«Depois do que precede, talvez convenha tratar da moderação e dizer o que é, em que casos se manifesta e a que se aplica. A moderação é uma qualidade do homem que exige menos do que o que poderiam oferecer-lhe os seus direitos fundados na lei. Há muitas coisas, em relação às quais o legislador é impotente para determinar casos particulares, abordando-as apenas de uma maneira geral. Prescindir do seu direito neste género de coisas e não pedir mais do que aquilo que o legislador pretendera, mas que não pode precisar em todos os casos particulares apesar do seu desejo, é fazer um acto de moderação. Mas o homem moderado não reduz indistintamente todos os seus direitos; assim como não reduz em nada dos que deve à natureza, e que são verdadeiramente direitos; apenas reduz os seus direitos legais, aqueles que o legislador, devido à sua impotência, deixou por especificar.
A equidade, que assegura a rectidão do juízo, aplica-se aos mesmos casos que a moderação, quer dizer, aos direitos não especificados pelo legislador, que não conseguiu determiná-los com precisão. O homem equitativo julga sobre os vazios deixados pela legislação e, reconhecendo estes vazios, insiste em que o direito que reclama tem fundamento. O discernimento é, pois, o que constitui o homem equitativo. E, assim, a equidade, que distingue exactamente as coisas, não pode existir sem a moderação; porque ao homem equitativo e de bom senso corresponde julgar os casos, e ao homem moderado agir de acordo com o juízo formado desta maneira.»
in La Gran Moral, Livro Segundo, Capítulos I e II, Espasa-Calpe, 6.ª ed., Madrid, 1976
(tradução minha)
7 comentários:
O português antigo tem uma palavra que hoje em dia caiu em desuso, mas que é especialmente expressiva quando se fala em Justiça: «temperança». Julgo que esta palavra reúne os dois aspectos: equidade e moderação. É uma das «investigações» que gostaria de fazer, mas ainda não tive tempo...
Vejo que temos ambas um fraquinho muito grande pelo Aristóteles... :-)
Bj
Nicolina,
A temperança é abordada no Capítulo XX da obra que citei. Aristóteles utiliza-a quando se refere a prazeres dizendo que a temperança se situa entre o desregramento e a insensibilidade.

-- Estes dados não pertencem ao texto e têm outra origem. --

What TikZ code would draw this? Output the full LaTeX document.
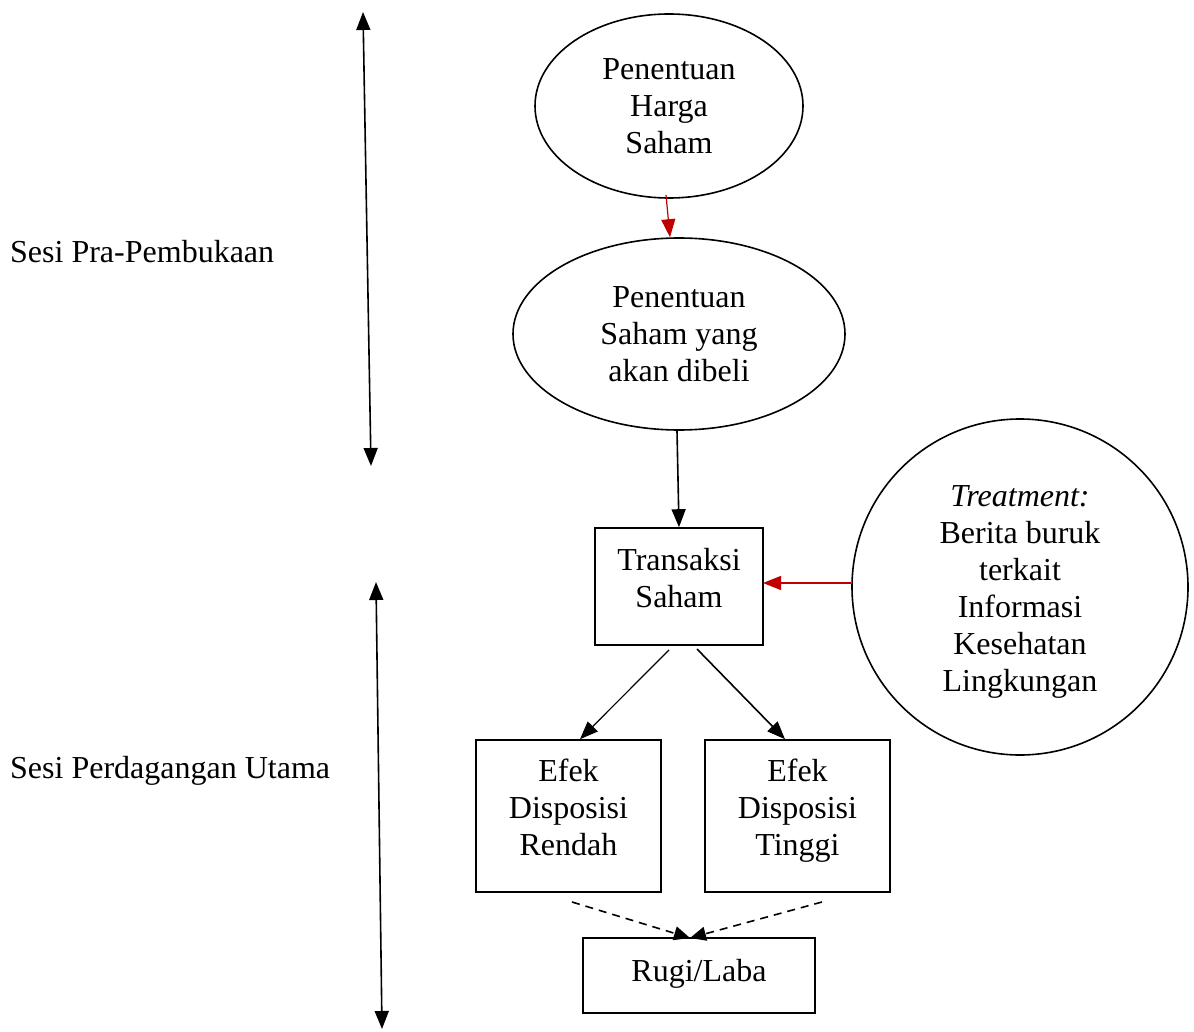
\documentclass[tikz,border=0pt]{standalone}
\usepackage{fontspec}
\setmainfont{Liberation Serif}
\usetikzlibrary{shapes.geometric,arrows.meta}
\begin{document}
\begin{tikzpicture}[x=1pt,y=-1pt,
  every node/.style={font=\fontsize{32}{37}\selectfont, align=center, inner sep=0pt},
  ell/.style={draw, ellipse, line width=1.6pt},
  boxn/.style={draw, rectangle, line width=1.6pt},
  blk/.style={-{Triangle[length=18pt,width=14pt]}, line width=1.6pt},
  dbl/.style={{Triangle[length=18pt,width=14pt]}-{Triangle[length=18pt,width=14pt]}, line width=1.6pt},
  redarr/.style={-{Triangle[length=18pt,width=14pt]}, line width=1.2pt, draw={rgb,255:red,192;green,0;blue,0}, color={rgb,255:red,192;green,0;blue,0}},
  dsh/.style={-{Triangle[length=16pt,width=14pt]}, dashed, dash pattern=on 8pt off 6pt, line width=1.6pt}
]
\useasboundingbox (0,0) rectangle (1194,1032);
\fill[white] (0,0) rectangle (1194,1032);

\node[ell, minimum width=268pt, minimum height=184pt] (e1) at (669,106) {Penentuan\\Harga\\Saham};
\node[ell, minimum width=332pt, minimum height=192pt] (e2) at (679,334) {Penentuan\\Saham yang\\akan dibeli};
\node[boxn, minimum width=168pt, minimum height=117pt] (tr) at (679,586.5) {};
\node (trt) at (679,581.5) {\strut Transaksi\\\strut Saham};
\node[draw, circle, line width=1.6pt, minimum size=336pt] (tc) at (1020,587) {};
\node (tct) at (1020,591.5) {\strut\textit{Treatment:}\\\strut Berita buruk\\\strut terkait\\\strut Informasi\\\strut Kesehatan\\\strut Lingkungan};
\node[boxn, minimum width=185pt, minimum height=152pt] (er) at (568.5,816) {};
\node (ert) at (568.5,811) {\strut Efek\\\strut Disposisi\\\strut Rendah};
\node[boxn, minimum width=185pt, minimum height=152pt] (et) at (797.5,816) {};
\node (ett) at (797.5,811) {\strut Efek\\\strut Disposisi\\\strut Tinggi};
\node[boxn, minimum width=232pt, minimum height=75pt] (rl) at (699,975.5) {};
\node (rlt) at (699,974) {\strut Rugi/Laba};

\node[anchor=west] (l1) at (10,255) {\strut Sesi Pra-Pembukaan};
\node[anchor=west] (l2) at (10,771) {\strut Sesi Perdagangan Utama};

\coordinate (a1) at (363,12);
\coordinate (a2) at (371,466);
\coordinate (b1) at (376,582);
\coordinate (b2) at (382,1029);
\draw[dbl] (a1) -- (a2);
\draw[dbl] (b1) -- (b2);

\draw[redarr] (666,195) -- (e2.north -| 670,0);
\draw[blk] (e2.south -| 677,0) -- (tr.north);
\coordinate (rs) at (851,583);
\coordinate (re) at (763,583);
\draw[redarr] (rs) -- (re);
\draw[blk, line width=1.2pt] (669,650) -- (er.north -| 580,0) ;
\draw[blk] (697,649) -- (et.north -| 785,0);

\coordinate (d1) at (572,902);
\coordinate (d2) at (822,902);
\coordinate (dt) at (690,938);
\draw[dsh] (d1) -- (dt);
\draw[dsh] (d2) -- (dt);
\end{tikzpicture}
\end{document}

Hoje também lhe podemos chamar moderação, comedimento, sobriedade.
De facto, em muitos aspectos, Aristóteles é um tesouro.:-)
Bj
E o homem justo, vítima de uma suspeita de crime, deve defender-se respeitando a natureza e a lei, que investiga os crimes por indícios observados e segundo regras de procedimento dadas. Julgado inocente, ou culpado e com pena cumprida, tem direito ao respeito dos outros.
Quando mencionei a temperança estava a pensar no sentido que a palavra tinha nas Ordenações, quando era usada para indicar uma das qualidade necessárias para se ser um bom juiz, julgo que por influência de Marco Aurélio [que as enunciou], mas não tenho a certeza. Concluo do que refere que Aristóteles também usa a palavra temperança mas associa-a aos prazeres dos sentidos. O que às vezes acontece é que a tradução varia, ou seja, o que é referido por temperança numa tradução pode aparecer sob a designação de moderação numa outra tradução. Não sei grego, gostaria de saber, mas provavelmente já não vou a tempo de aprender e tenho pena. Mas confesso que a «temperança» referida nas leis portuguesas antigas é um conceito que me intriga. Será que a Josefa pode ajudar-me?
Bj
Nicolina, estou à sua disposição para pesquisar este assunto.
Quando tiver encontrado alguma coisa pertinente na legislação portuguesa antiga, transmitir-lhe-ei.
Bj
Nicolina,
Como não passo muito tempo online, porque prefiro os livros em papel, poderei adiantar em relação à questão da temperança, que em grego é sophrosyne e em latim é temperantia.
No dicionário que tenho que é de grego-francês, sophrosyne significa: 1.º moderação; sageza/sabedoria; modéstia; castidade; 2.º bom senso. Existe também a palavra sophronistéryon que significa casa de correcção, portando com ligação à problemática judicial. Desculpe não apresentar os termos também com a grafia grega mas apenas a transliteração, mas não a tenho no computador.
Recolhi também elementos da história do direito na Idade Média em Portugal até à formação do 1.º corpus autóctone, chamado "Livro das Leis e Posturas", do final do séc XIV, mas como essa informação é um pouco extensa vou enviar-lha por mail.
Depois disso feito, há que ver se se encontram os respectivos conteúdos na Internet.
Bj
Fico-lhe muito grata pela sua preciosa orientação. Registo o que me diz e um dia destes irei à procura.